[Start]

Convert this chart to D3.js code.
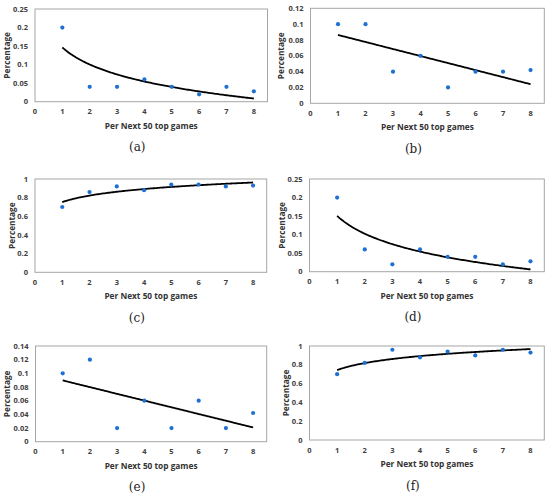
<!DOCTYPE html>
<html>
<head>
<meta charset="utf-8">
<script src="https://cdn.jsdelivr.net/npm/d3@7"></script>
<style>
  html, body { margin: 0; padding: 0; background: #fff; }
  svg { display: block; }
  .tick-label { font-family: "Open Sans", sans-serif; font-size: 7.5px; font-weight: 700; fill: #404040; }
  .axis-title { font-family: "Open Sans", sans-serif; font-size: 8.3px; font-weight: 700; fill: #333; }
  .caption { font-family: "DejaVu Serif", serif; font-size: 12px; fill: #222; }
</style>
</head>
<body>
<svg id="chart" width="550" height="497"></svg>
<script>
// ---- data ----
const xValues = [1, 2, 3, 4, 5, 6, 7, 8];
const seriesA = [0.20, 0.04, 0.04, 0.06, 0.04, 0.02, 0.04, 0.028];
const seriesB = [0.10, 0.10, 0.04, 0.06, 0.02, 0.04, 0.04, 0.042];
const seriesC = [0.70, 0.86, 0.92, 0.88, 0.94, 0.94, 0.92, 0.93];
const seriesD = [0.20, 0.06, 0.02, 0.06, 0.04, 0.04, 0.02, 0.028];
const seriesE = [0.10, 0.12, 0.02, 0.06, 0.02, 0.06, 0.02, 0.042];
const seriesF = [0.70, 0.82, 0.96, 0.88, 0.94, 0.90, 0.96, 0.93];
const panelLabels = ["(a)", "(b)", "(c)", "(d)", "(e)", "(f)"];
const trendTypes = ["log", "linear", "log", "log", "linear", "log"];
const yMaxes = [0.25, 0.12, 1, 0.25, 0.14, 1];
const yTickSteps = [0.05, 0.02, 0.2, 0.05, 0.02, 0.2];
const xTickLabels = [0, 1, 2, 3, 4, 5, 6, 7, 8];
const xMax = 8.5;
const xTitle = "Per Next 50 top games";
const yTitle = "Percentage";

// ---- layout (pixel positions) ----
const layouts = [
  { ox: 0,   oy: 0,   left: 35,   right: 267.5, top: 9,    bottom: 101.7, yTitleX: 7 },
  { ox: 275, oy: 0,   left: 35.5, right: 269.3, top: 8.3,  bottom: 103.3, yTitleX: 6 },
  { ox: 0,   oy: 165, left: 35,   right: 266.7, top: 14,   bottom: 107.3, yTitleX: 12.3 },
  { ox: 275, oy: 165, left: 34.5, right: 269.3, top: 14,   bottom: 106.7, yTitleX: 6.7 },
  { ox: 0,   oy: 330, left: 35.5, right: 266.7, top: 16,   bottom: 111.7, yTitleX: 6.7 },
  { ox: 275, oy: 330, left: 34.5, right: 269.3, top: 16,   bottom: 110,   yTitleX: 10.7 }
];

const allSeries = [seriesA, seriesB, seriesC, seriesD, seriesE, seriesF];
const svg = d3.select("#chart");

function regression(xs, ys, type) {
  const tx = xs.map(x => type === "log" ? Math.log(x) : x);
  const mx = d3.mean(tx), my = d3.mean(ys);
  let sxy = 0, sxx = 0;
  tx.forEach((t, i) => { sxy += (t - mx) * (ys[i] - my); sxx += (t - mx) * (t - mx); });
  const b = sxy / sxx, a = my - b * mx;
  return x => a + b * (type === "log" ? Math.log(x) : x);
}

allSeries.forEach((ys, i) => {
  const L = layouts[i];
  const g = svg.append("g").attr("transform", `translate(${L.ox},${L.oy})`);
  const x = d3.scaleLinear().domain([0, xMax]).range([L.left, L.right]);
  const y = d3.scaleLinear().domain([0, yMaxes[i]]).range([L.bottom, L.top]);

  // plot box
  g.append("rect")
    .attr("x", L.left).attr("y", L.top)
    .attr("width", L.right - L.left).attr("height", L.bottom - L.top)
    .attr("fill", "none").attr("stroke", "#a6a6a6").attr("stroke-width", 1);

  // y ticks
  const yTicks = d3.range(0, yMaxes[i] + yTickSteps[i] / 2, yTickSteps[i]);
  g.selectAll(".yt").data(yTicks).enter().append("text")
    .attr("class", "tick-label")
    .attr("x", L.left - 7)
    .attr("y", d => y(d))
    .attr("dy", "0.35em")
    .attr("text-anchor", "end")
    .text(d => String(+d.toFixed(2)));

  // x ticks
  g.selectAll(".xt").data(xTickLabels).enter().append("text")
    .attr("class", "tick-label")
    .attr("x", d => x(d))
    .attr("y", L.bottom + 10)
    .attr("dy", "0.35em")
    .attr("text-anchor", "middle")
    .text(d => d);

  // axis titles
  g.append("text").attr("class", "axis-title")
    .attr("x", (L.left + L.right) / 2)
    .attr("y", L.bottom + 24)
    .attr("dy", "0.35em")
    .attr("text-anchor", "middle")
    .text(xTitle);
  g.append("text").attr("class", "axis-title")
    .attr("transform", `translate(${L.yTitleX},${(L.top + L.bottom) / 2}) rotate(-90)`)
    .attr("dy", "0.35em")
    .attr("text-anchor", "middle")
    .text(yTitle);

  // trendline
  const f = regression(xValues, ys, trendTypes[i]);
  const samples = d3.range(1, 8.001, 0.05);
  g.append("path")
    .datum(samples)
    .attr("fill", "none").attr("stroke", "#000").attr("stroke-width", 1.8)
    .attr("d", d3.line().x(d => x(d)).y(d => y(f(d))));

  // points
  g.selectAll(".pt").data(ys).enter().append("circle")
    .attr("cx", (d, j) => x(xValues[j]))
    .attr("cy", d => y(d))
    .attr("r", 2.1)
    .attr("fill", "#1f70d3");

  // caption
  g.append("text").attr("class", "caption")
    .attr("x", (L.left + L.right) / 2 - 14)
    .attr("y", L.bottom + 45.5)
    .attr("dy", "0.35em")
    .attr("text-anchor", "middle")
    .text(panelLabels[i]);
});
</script>
</body>
</html>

[End]

**PROBLEM DESCRIPTION**:
Copy out each line exactly, without the pictures.

**ANSWER TO THE EXERCISE**:
Convert this chart to D3.js code.
<!DOCTYPE html>
<html>
<head>
<meta charset="utf-8">
<script src="https://cdn.jsdelivr.net/npm/d3@7"></script>
<style>
  html, body { margin: 0; padding: 0; background: #fff; }
  svg { display: block; }
  .tick-label { font-family: "Open Sans", sans-serif; font-size: 7.5px; font-weight: 700; fill: #404040; }
  .axis-title { font-family: "Open Sans", sans-serif; font-size: 8.3px; font-weight: 700; fill: #333; }
  .caption { font-family: "DejaVu Serif", serif; font-size: 12px; fill: #222; }
</style>
</head>
<body>
<svg id="chart" width="550" height="497"></svg>
<script>
// ---- data ----
const xValues = [1, 2, 3, 4, 5, 6, 7, 8];
const seriesA = [0.20, 0.04, 0.04, 0.06, 0.04, 0.02, 0.04, 0.028];
const seriesB = [0.10, 0.10, 0.04, 0.06, 0.02, 0.04, 0.04, 0.042];
const seriesC = [0.70, 0.86, 0.92, 0.88, 0.94, 0.94, 0.92, 0.93];
const seriesD = [0.20, 0.06, 0.02, 0.06, 0.04, 0.04, 0.02, 0.028];
const seriesE = [0.10, 0.12, 0.02, 0.06, 0.02, 0.06, 0.02, 0.042];
const seriesF = [0.70, 0.82, 0.96, 0.88, 0.94, 0.90, 0.96, 0.93];
const panelLabels = ["(a)", "(b)", "(c)", "(d)", "(e)", "(f)"];
const trendTypes = ["log", "linear", "log", "log", "linear", "log"];
const yMaxes = [0.25, 0.12, 1, 0.25, 0.14, 1];
const yTickSteps = [0.05, 0.02, 0.2, 0.05, 0.02, 0.2];
const xTickLabels = [0, 1, 2, 3, 4, 5, 6, 7, 8];
const xMax = 8.5;
const xTitle = "Per Next 50 top games";
const yTitle = "Percentage";

// ---- layout (pixel positions) ----
const layouts = [
  { ox: 0,   oy: 0,   left: 35,   right: 267.5, top: 9,    bottom: 101.7, yTitleX: 7 },
  { ox: 275, oy: 0,   left: 35.5, right: 269.3, top: 8.3,  bottom: 103.3, yTitleX: 6 },
  { ox: 0,   oy: 165, left: 35,   right: 266.7, top: 14,   bottom: 107.3, yTitleX: 12.3 },
  { ox: 275, oy: 165, left: 34.5, right: 269.3, top: 14,   bottom: 106.7, yTitleX: 6.7 },
  { ox: 0,   oy: 330, left: 35.5, right: 266.7, top: 16,   bottom: 111.7, yTitleX: 6.7 },
  { ox: 275, oy: 330, left: 34.5, right: 269.3, top: 16,   bottom: 110,   yTitleX: 10.7 }
];

const allSeries = [seriesA, seriesB, seriesC, seriesD, seriesE, seriesF];
const svg = d3.select("#chart");

function regression(xs, ys, type) {
  const tx = xs.map(x => type === "log" ? Math.log(x) : x);
  const mx = d3.mean(tx), my = d3.mean(ys);
  let sxy = 0, sxx = 0;
  tx.forEach((t, i) => { sxy += (t - mx) * (ys[i] - my); sxx += (t - mx) * (t - mx); });
  const b = sxy / sxx, a = my - b * mx;
  return x => a + b * (type === "log" ? Math.log(x) : x);
}

allSeries.forEach((ys, i) => {
  const L = layouts[i];
  const g = svg.append("g").attr("transform", `translate(${L.ox},${L.oy})`);
  const x = d3.scaleLinear().domain([0, xMax]).range([L.left, L.right]);
  const y = d3.scaleLinear().domain([0, yMaxes[i]]).range([L.bottom, L.top]);

  // plot box
  g.append("rect")
    .attr("x", L.left).attr("y", L.top)
    .attr("width", L.right - L.left).attr("height", L.bottom - L.top)
    .attr("fill", "none").attr("stroke", "#a6a6a6").attr("stroke-width", 1);

  // y ticks
  const yTicks = d3.range(0, yMaxes[i] + yTickSteps[i] / 2, yTickSteps[i]);
  g.selectAll(".yt").data(yTicks).enter().append("text")
    .attr("class", "tick-label")
    .attr("x", L.left - 7)
    .attr("y", d => y(d))
    .attr("dy", "0.35em")
    .attr("text-anchor", "end")
    .text(d => String(+d.toFixed(2)));

  // x ticks
  g.selectAll(".xt").data(xTickLabels).enter().append("text")
    .attr("class", "tick-label")
    .attr("x", d => x(d))
    .attr("y", L.bottom + 10)
    .attr("dy", "0.35em")
    .attr("text-anchor", "middle")
    .text(d => d);

  // axis titles
  g.append("text").attr("class", "axis-title")
    .attr("x", (L.left + L.right) / 2)
    .attr("y", L.bottom + 24)
    .attr("dy", "0.35em")
    .attr("text-anchor", "middle")
    .text(xTitle);
  g.append("text").attr("class", "axis-title")
    .attr("transform", `translate(${L.yTitleX},${(L.top + L.bottom) / 2}) rotate(-90)`)
    .attr("dy", "0.35em")
    .attr("text-anchor", "middle")
    .text(yTitle);

  // trendline
  const f = regression(xValues, ys, trendTypes[i]);
  const samples = d3.range(1, 8.001, 0.05);
  g.append("path")
    .datum(samples)
    .attr("fill", "none").attr("stroke", "#000").attr("stroke-width", 1.8)
    .attr("d", d3.line().x(d => x(d)).y(d => y(f(d))));

  // points
  g.selectAll(".pt").data(ys).enter().append("circle")
    .attr("cx", (d, j) => x(xValues[j]))
    .attr("cy", d => y(d))
    .attr("r", 2.1)
    .attr("fill", "#1f70d3");

  // caption
  g.append("text").attr("class", "caption")
    .attr("x", (L.left + L.right) / 2 - 14)
    .attr("y", L.bottom + 45.5)
    .attr("dy", "0.35em")
    .attr("text-anchor", "middle")
    .text(panelLabels[i]);
});
</script>
</body>
</html>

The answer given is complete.